The Government is being attacked for not implementing policies that would protect domestic firms against implement unfair foreign competition. One frequently hears these people argue that all they want is “fair trade” but not “free trade at any cost”. What these critics are really saying is that it is fair for the Government to force Australian consumers to pay more for imported goods in order to force them in to buying more expensive Australian substitutes.

The protectionist injunction against “free trade at any cost” is ridiculous. Free trade never takes place “at any cost”. Trade only occurs up to that point where the cost of trading exceeds the benefits. Moreover, the critics fail to see that because it is individuals that really do the trading, not countries, there can be nothing unfair about it. Free trade is always voluntary trade.

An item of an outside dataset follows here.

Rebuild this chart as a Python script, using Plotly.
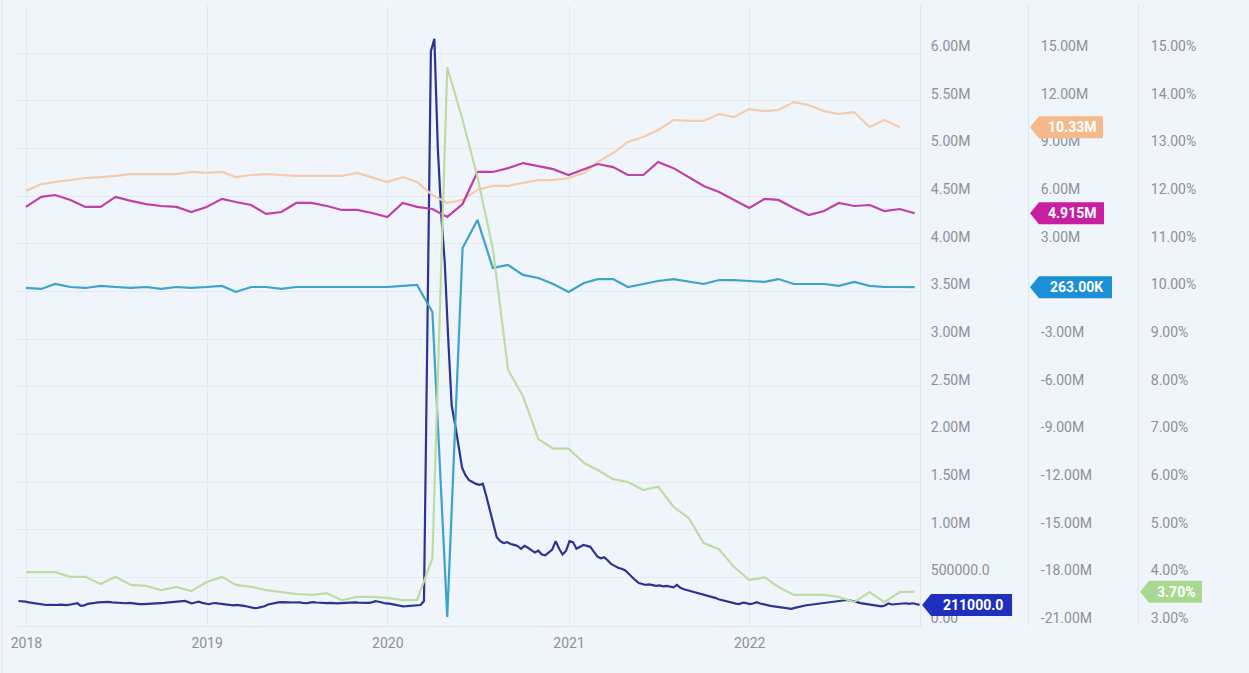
import pandas as pd
import plotly.graph_objects as go

# ---------------- data ----------------
# Monthly observations, stamped at month end (Dec 2017 .. Nov 2022)
month_end = pd.date_range("2018-01-01", "2022-12-01", freq="MS") - pd.Timedelta(days=1)

# Job openings, millions (one month shorter: ends Oct 2022)
openings_m = [6.31, 6.75, 6.88, 7.00, 7.13, 7.19, 7.26, 7.38, 7.38, 7.38,
              7.38, 7.51, 7.45, 7.51, 7.19, 7.32, 7.38, 7.32, 7.26, 7.26,
              7.26, 7.26, 7.45, 7.19, 6.88, 7.19, 6.88, 6.06, 5.56, 5.75,
              6.38, 6.63, 6.63, 6.82, 7.00, 7.00, 7.13, 7.45, 8.14, 8.70,
              9.40, 9.71, 10.15, 10.78, 10.72, 10.72, 11.16, 10.97, 11.47, 11.34,
              11.41, 11.91, 11.72, 11.34, 11.16, 11.28, 10.34, 10.78, 10.33]

# Hires, millions
hires_m = [5.31, 5.94, 6.06, 5.75, 5.31, 5.31, 5.94, 5.69, 5.49, 5.37,
           5.31, 4.99, 5.31, 5.82, 5.62, 5.43, 4.87, 4.99, 5.56, 5.56,
           5.37, 5.12, 5.12, 4.93, 4.68, 5.56, 5.31, 5.18, 4.68, 5.49,
           7.51, 7.51, 7.75, 8.07, 7.88, 7.69, 7.32, 7.69, 8.01, 7.82,
           7.32, 7.32, 8.14, 7.75, 7.19, 6.63, 6.25, 5.75, 5.24, 5.82,
           5.75, 5.24, 4.80, 5.05, 5.56, 5.37, 5.43, 5.05, 5.18, 4.915]

# Nonfarm payrolls, monthly change, millions
payrolls_m = [0.21, 0.15, 0.46, 0.27, 0.21, 0.34, 0.27, 0.21, 0.27, 0.15,
              0.27, 0.21, 0.27, 0.34, -0.04, 0.27, 0.27, 0.15, 0.27, 0.27,
              0.27, 0.27, 0.27, 0.27, 0.27, 0.34, 0.40, -1.30, -20.50, 2.73,
              4.49, 1.47, 1.66, 1.03, 0.84, 0.46, -0.04, 0.52, 0.77, 0.77,
              0.27, 0.46, 0.65, 0.77, 0.59, 0.46, 0.71, 0.71, 0.65, 0.59,
              0.77, 0.46, 0.46, 0.46, 0.34, 0.59, 0.34, 0.27, 0.27, 0.263]

# Unemployment rate, percent
unemployment_pct = [4.11, 4.11, 4.11, 4.01, 4.01, 3.86, 4.01, 3.84, 3.82, 3.73,
                    3.80, 3.71, 3.90, 4.01, 3.84, 3.80, 3.73, 3.69, 3.65, 3.63,
                    3.67, 3.52, 3.59, 3.59, 3.57, 3.52, 3.52, 4.40, 14.70, 13.60,
                    12.40, 10.90, 8.35, 7.80, 6.90, 6.70, 6.70, 6.40, 6.25, 6.06,
                    6.00, 5.83, 5.90, 5.48, 5.24, 4.72, 4.59, 4.22, 3.94, 4.00,
                    3.80, 3.63, 3.63, 3.63, 3.59, 3.48, 3.69, 3.48, 3.69, 3.70]

# Weekly initial claims, thousands (weeks ending Saturday, Dec 16 2017 .. Dec 10 2022)
week_end = pd.date_range("2017-12-16", periods=261, freq="7D")
claims_k = [
    252, 250, 245, 238, 231, 225, 218, 214,
    210, 212, 208, 210, 214, 211, 209, 215, 220,
    228, 200, 205, 222, 230, 232,
    238, 240, 236, 242, 238, 235, 232, 230, 228, 232,
    226, 222, 220, 218, 222, 224, 226, 228, 230, 232, 236,
    238, 240, 244, 250, 252, 240, 226, 236, 244, 232,
    222, 218, 228, 230, 224, 218, 214, 210, 206, 210, 208,
    200, 194, 186, 178, 180, 188, 196,
    215, 225, 232, 238, 240, 242, 238, 236, 240, 238,
    232, 228, 234, 240, 236, 232, 228, 230, 232, 228,
    226, 230, 232, 236, 240, 238, 234, 232, 228, 232,
    238, 250, 244, 232, 226, 224,
    218, 210, 200, 196, 198, 200, 202, 206, 210, 252,
    2920, 6020, 6150, 5000, 4300, 3800, 3000, 2300, 2100, 1850,
    1650, 1570, 1520, 1500, 1480, 1470, 1480, 1350, 1200, 1050,
    920, 880, 860, 870, 850, 840, 830, 800, 830, 810,
    780, 760, 780,
    740, 730, 760, 790, 880, 800, 740, 780, 880, 870,
    800, 820, 840, 830, 820, 770, 720, 700, 710, 680,
    640, 620, 600, 590, 575, 540, 500, 470, 440, 430,
    420, 425, 420, 410, 415, 405, 410, 400, 395, 420,
    390, 375, 365, 360, 350, 340, 330, 320, 310, 295,
    285, 270, 260, 250, 240, 235, 225, 220, 235, 230,
    220, 225, 240, 225, 215, 210, 200, 195, 190, 185,
    180, 175, 170, 180, 190, 195, 205, 210, 215, 220,
    225, 230, 235, 240, 245, 248, 255, 260, 262, 255,
    250, 240, 230, 225, 220, 212, 205, 200, 195, 205,
    225, 215, 220, 218, 225, 228, 222, 228, 220, 211,
]
claims = [v * 1000 for v in claims_k]

# Axis ticks
year_ticks = ["2018-01-01", "2019-01-01", "2020-01-01", "2021-01-01", "2022-01-01"]
year_labels = ["2018", "2019", "2020", "2021", "2022"]

claims_tickvals = [i * 500000 for i in range(13)]
claims_ticktext = ["0.00", "500000.0", "1.00M", "1.50M", "2.00M", "2.50M", "3.00M",
                   "3.50M", "4.00M", "4.50M", "5.00M", "5.50M", "6.00M"]

mid_tickvals = [-21, -18, -15, -12, -9, -6, -3, 0, 3, 6, 9, 12, 15]
mid_ticktext = ["-21.00M", "-18.00M", "-15.00M", "-12.00M", "-9.00M", "-6.00M", "-3.00M",
                "0.00M", "3.00M", "6.00M", "9.00M", "12.00M", "15.00M"]

pct_tickvals = [3, 4, 5, 6, 7, 8, 9, 10, 11, 12, 13, 14, 15]
pct_ticktext = ["3.00%", "4.00%", "5.00%", "6.00%", "7.00%", "8.00%", "9.00%",
                "10.00%", "11.00%", "12.00%", "13.00%", "14.00%", "15.00%"]

# ---------------- styling ----------------
BG = "#f0f5fc"
GRID = "#e3eaf4"
AXLINE = "#dfe6ef"
TICK = "#8c9099"
FONT = "Roboto"

C_CLAIMS = "#2c3392"
C_CLAIMS_TAG = "#1f30bf"
C_PAY = "#3ba3cc"
C_PAY_TAG = "#1b8fd8"
C_HIRES = "#c13fa6"
C_HIRES_TAG = "#c81ea0"
C_OPEN = "#f6cbad"
C_OPEN_TAG = "#f5b98c"
C_UR = "#bcdca4"
C_UR_TAG = "#a9d890"

X_END = 0.733      # right edge of the plotting area (paper units)
POS_MID = 0.8206   # middle value axis
POS_PCT = 0.9099   # percent axis

fig = go.Figure()

fig.add_trace(go.Scatter(x=month_end[:len(openings_m)], y=openings_m, yaxis="y2",
                         mode="lines", name="Job Openings",
                         line=dict(color=C_OPEN, width=2.2)))
fig.add_trace(go.Scatter(x=month_end, y=hires_m, yaxis="y2", mode="lines",
                         name="Hires", line=dict(color=C_HIRES, width=2.2)))
fig.add_trace(go.Scatter(x=month_end, y=unemployment_pct, yaxis="y3", mode="lines",
                         name="Unemployment Rate", line=dict(color=C_UR, width=2.2)))
fig.add_trace(go.Scatter(x=month_end, y=payrolls_m, yaxis="y2", mode="lines",
                         name="Nonfarm Payrolls Change", line=dict(color=C_PAY, width=2.2)))
fig.add_trace(go.Scatter(x=week_end, y=claims, yaxis="y", mode="lines",
                         name="Initial Claims", line=dict(color=C_CLAIMS, width=2.2)))

tick_font = dict(family=FONT, size=14, color=TICK)

fig.update_layout(
    width=1249, height=673,
    margin=dict(l=17, r=0, t=5, b=47),
    paper_bgcolor=BG, plot_bgcolor=BG,
    showlegend=False,
    font=dict(family=FONT),
    xaxis=dict(type="date", domain=[0, X_END],
               range=["2017-12-13", "2022-12-11"],
               tickvals=year_ticks, ticktext=year_labels,
               tickfont=tick_font, showgrid=True, gridcolor=GRID, gridwidth=1,
               showline=True, linecolor=AXLINE, ticks="", zeroline=False,
               ticklabelstandoff=4),
    yaxis=dict(side="right", anchor="x", range=[-10500, 6504000],
               tickvals=claims_tickvals, ticktext=claims_ticktext,
               tickfont=tick_font, showgrid=True, gridcolor=GRID, gridwidth=1,
               showline=True, linecolor=AXLINE, zeroline=False, ticks="",
               ticklabelshift=-7, ticklabelstandoff=7),
    yaxis2=dict(side="right", overlaying="y", anchor="free", position=POS_MID,
                range=[-21.063, 18.018],
                tickvals=mid_tickvals, ticktext=mid_ticktext,
                tickfont=tick_font, showgrid=False,
                showline=True, linecolor=AXLINE, zeroline=False, ticks="",
                ticklabelshift=-7, ticklabelstandoff=9),
    yaxis3=dict(side="right", overlaying="y", anchor="free", position=POS_PCT,
                range=[2.979, 16.006],
                tickvals=pct_tickvals, ticktext=pct_ticktext,
                tickfont=tick_font, showgrid=False,
                showline=True, linecolor=AXLINE, zeroline=False, ticks="",
                ticklabelshift=-7, ticklabelstandoff=9),
)

# Value tags at the end of each series, pinned to their own axis
tags = [
    ("y2", POS_MID, openings_m[-1], "10.33M", C_OPEN_TAG, 75),
    ("y2", POS_MID, hires_m[-1], "4.915M", C_HIRES_TAG, 76),
    ("y2", POS_MID, payrolls_m[-1], "263.00K", C_PAY_TAG, 84),
    ("y", X_END, claims[-1], "211000.0", C_CLAIMS_TAG, 92),
    ("y3", POS_PCT, unemployment_pct[-1], "3.70%", C_UR_TAG, 64),
]
shapes = []
annotations = []
for yref, xpos, val, label, color, w in tags:
    h = 11
    shapes.append(dict(
        type="path", xref="paper", yref=yref,
        xsizemode="pixel", ysizemode="pixel", xanchor=xpos, yanchor=val,
        path=f"M 2,0 L 11,{h} L {w},{h} L {w},{-h} L 11,{-h} Z",
        fillcolor=color, line=dict(width=0), layer="above"))
    annotations.append(dict(
        xref="paper", yref=yref, x=xpos, y=val, text=f"<b>{label}</b>",
        showarrow=False, xanchor="center", yanchor="middle",
        xshift=(11 + w) / 2 + 1,
        font=dict(family=FONT, size=14, color="#ffffff")))

# thin card edge on the far left
shapes.append(dict(type="line", xref="paper", yref="paper",
                   x0=-0.0122, x1=-0.0122, y0=-0.08, y1=1.01,
                   line=dict(color="#dde3ea", width=1)))

fig.update_layout(shapes=shapes, annotations=annotations)

fig.write_html("out.html")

Whatever the critics say, their views are just a variation of the great mercantilist myth that imports are bad and exports are good. (This fiction has bedevilled trading nations for centuries). Therefore governments must always act to deter the former and promote the latter. The classical economists exploded this fallacious thinking by pointing out that exports are a cost and imports are benefit. Put another way, exports are simply the price of imports. It follows from this chain of reasoning that ‘export income’ is only of any real use to the extent that it is used to buy imports.

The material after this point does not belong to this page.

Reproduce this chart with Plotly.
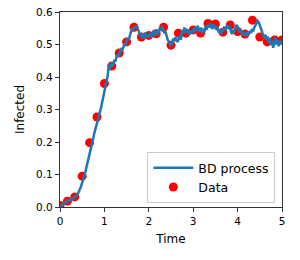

If a country only exported and never imported it would be giving its goods away. The lucky recipients of the exporting country’s largess would, in effect, be receiving huge subsidies. But there is a double effect. These imported subsidies now mean that consumers’ incomes will rise and that resources that were once used in exporting those goods that have now been denied their foreign market will now be used to produce goods and services for the domestic market thus raising economic welfare. Total consumption will therefore rise. The protectionist argument that imports, especially if they are subsidised, cause unemployment is therefore based on a fallacy.

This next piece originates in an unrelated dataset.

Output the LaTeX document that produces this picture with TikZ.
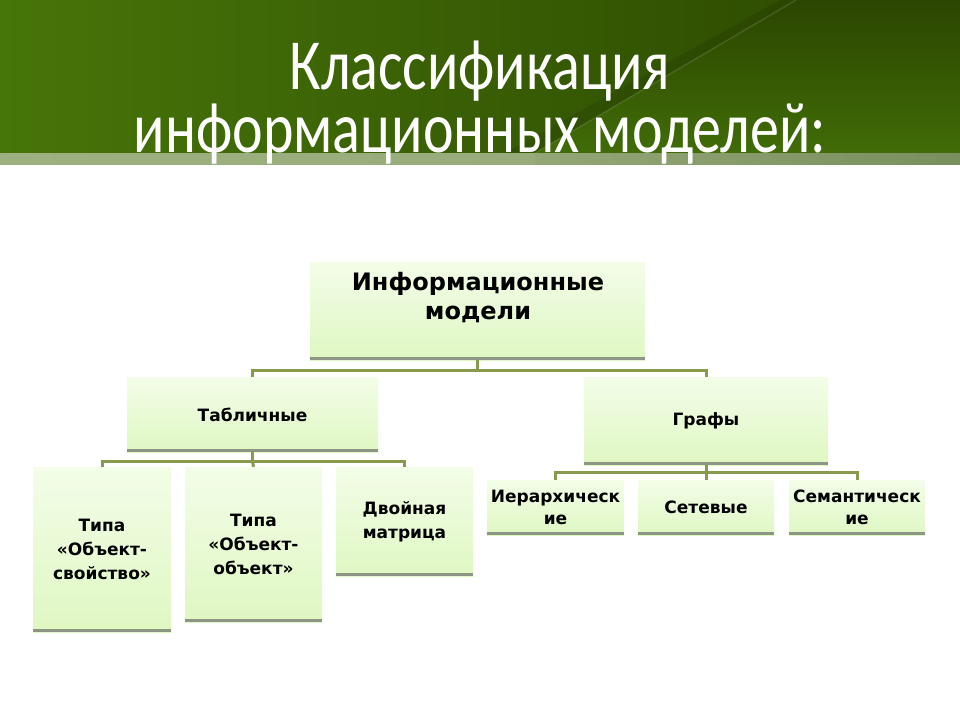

Now it is true that the exporters will be receiving ‘export income’ in the form of foreign exchange. However, this money can only be spent in the importing country and its territories. The exporters have to convert their ‘export income’ into the domestic currency. As Ricardo and others pointed out this does not add anything to economic welfare. The exporters are able to purchase more goods because of their ‘export income’; but these goods have to be bid away from others thus reducing their level of consumption. What this really means is that the exporting country’s tariff policy has kept its people’s living standard lower than it would otherwise be while raising the living standard that of its trading partner.

Trade is always a two-way street. A simple — and invariably overlooked — example of this is the wage earner. His exports are the labour services he sells to his employer; his wages are, in fact, his export income; the goods and services he now buys are the equivalent of imports. It should now be easy to see that by not consuming his income he is really working for nothing. That exporters spend their income conceals from the layman the fundamental truth that their spending only succeeds in reducing the consumption of the rest of the community. It does not raise living standards.